» **EXERCISE INSTRUCTIONS**:
Of the lines in the listing, how many include the string "matplotlib"? Write the number and nothing else.

» **DATASET SECTION**:
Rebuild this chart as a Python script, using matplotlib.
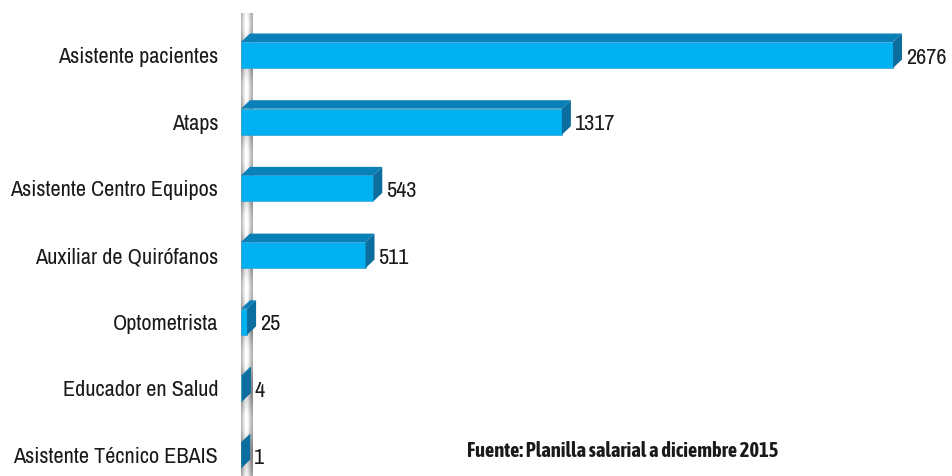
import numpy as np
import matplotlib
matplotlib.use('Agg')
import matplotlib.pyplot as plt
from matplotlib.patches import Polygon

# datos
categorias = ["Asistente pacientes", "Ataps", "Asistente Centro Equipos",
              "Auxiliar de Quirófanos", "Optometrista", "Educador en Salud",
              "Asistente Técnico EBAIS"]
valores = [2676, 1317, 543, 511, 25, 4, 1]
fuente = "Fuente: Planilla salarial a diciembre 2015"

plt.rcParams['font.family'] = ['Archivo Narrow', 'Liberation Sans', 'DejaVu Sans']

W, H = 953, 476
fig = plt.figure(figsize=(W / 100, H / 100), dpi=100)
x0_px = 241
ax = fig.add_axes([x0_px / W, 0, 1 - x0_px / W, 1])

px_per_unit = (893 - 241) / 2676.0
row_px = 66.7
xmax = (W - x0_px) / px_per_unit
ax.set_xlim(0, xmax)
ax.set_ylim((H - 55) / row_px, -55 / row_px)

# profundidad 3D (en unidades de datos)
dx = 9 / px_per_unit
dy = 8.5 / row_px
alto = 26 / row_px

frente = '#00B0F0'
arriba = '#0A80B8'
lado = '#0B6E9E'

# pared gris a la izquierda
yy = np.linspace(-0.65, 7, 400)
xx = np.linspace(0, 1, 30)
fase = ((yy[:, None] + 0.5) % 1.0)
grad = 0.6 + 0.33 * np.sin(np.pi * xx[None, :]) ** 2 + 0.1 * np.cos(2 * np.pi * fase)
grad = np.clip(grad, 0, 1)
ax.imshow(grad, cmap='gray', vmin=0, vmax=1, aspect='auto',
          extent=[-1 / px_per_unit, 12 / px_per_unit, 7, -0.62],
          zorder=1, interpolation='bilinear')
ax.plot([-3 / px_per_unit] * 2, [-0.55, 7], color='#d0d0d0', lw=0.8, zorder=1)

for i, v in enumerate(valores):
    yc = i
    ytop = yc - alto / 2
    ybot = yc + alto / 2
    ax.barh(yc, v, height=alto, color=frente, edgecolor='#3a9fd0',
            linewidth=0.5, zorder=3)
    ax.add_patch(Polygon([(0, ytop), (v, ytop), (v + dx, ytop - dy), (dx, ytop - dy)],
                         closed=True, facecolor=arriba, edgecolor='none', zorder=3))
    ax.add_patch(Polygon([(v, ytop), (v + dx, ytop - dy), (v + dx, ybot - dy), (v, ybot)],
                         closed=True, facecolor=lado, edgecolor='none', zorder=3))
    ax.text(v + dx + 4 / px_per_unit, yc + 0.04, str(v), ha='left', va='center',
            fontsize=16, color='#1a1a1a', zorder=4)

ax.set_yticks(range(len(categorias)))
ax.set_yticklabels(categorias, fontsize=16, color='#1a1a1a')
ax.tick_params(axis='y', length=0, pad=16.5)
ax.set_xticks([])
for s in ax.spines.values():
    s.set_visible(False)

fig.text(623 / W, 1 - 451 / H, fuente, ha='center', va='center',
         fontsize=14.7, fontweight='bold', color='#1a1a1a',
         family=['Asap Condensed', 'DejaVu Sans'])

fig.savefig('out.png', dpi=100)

» **EXERCISE RESPONSE**:
5